Sleep matters more than an extra workout. If you are choosing between an early morning session and an extra hour of sleep, and you are already tired, choose sleep. You will get more benefit from being well-rested than from one more tired workout.

Easy days need to be truly easy. Many athletes make the mistake of training in a gray zone, too hard to recover but not hard enough to drive real adaptation. When your plan says easy, go easy. Save your energy for the sessions that matter.

Build in rest weeks every few weeks. Drop your training volume by 20 to 30 percent. Let your body catch up on adaptation. You will come back stronger and more motivated.

Avoiding the Burnout Trap

Burnout sneaks up gradually. First, you feel a little tired. Then training feels like a chore. Motivation drops. Performance stalls. If you push through, you might find yourself injured, sick, or completely unmotivated to train.

The warning signs are clear if you know what to look for. Persistent fatigue that does not improve with a rest day. Irritability. Trouble sleeping despite being tired. A rising resting heart rate. Declining performance on workouts that used to feel manageable.

When you spot these signs, back off immediately. Take a few extra rest days. Cut workout intensity. Get more sleep. Eat well. Spend time with family and friends doing things that have nothing to do with training.

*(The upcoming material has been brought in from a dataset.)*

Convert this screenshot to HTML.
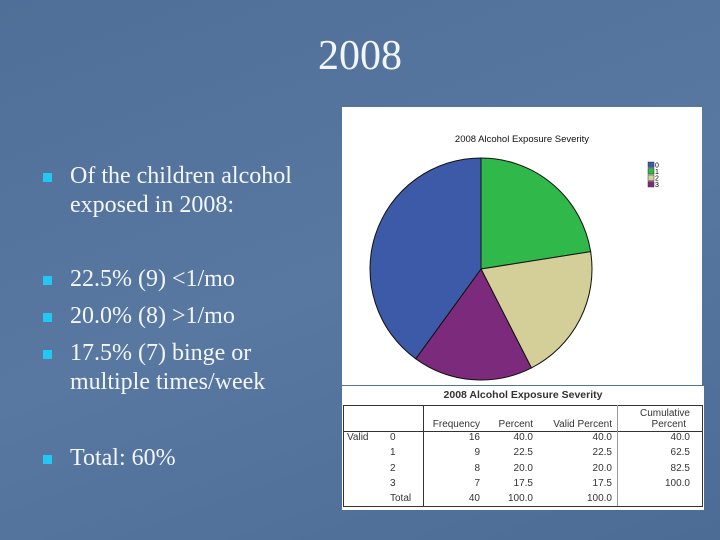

Remember why you started training in the first place. It was probably not to feel exhausted and stressed all the time. Multisport training should add to your life, not consume it.

Balance is not just a nice idea. It is essential for long-term success. The athletes who last for years and decades in this sport are the ones who learn to train hard when it matters and rest hard when it matters. They make time for their sport without sacrificing everything else that makes life meaningful.

You do not need to choose between being a good athlete and having a good life. With smart time management, realistic expectations, and consistent effort, you can have both. The key is finding your own sustainable rhythm and sticking with it for the long run.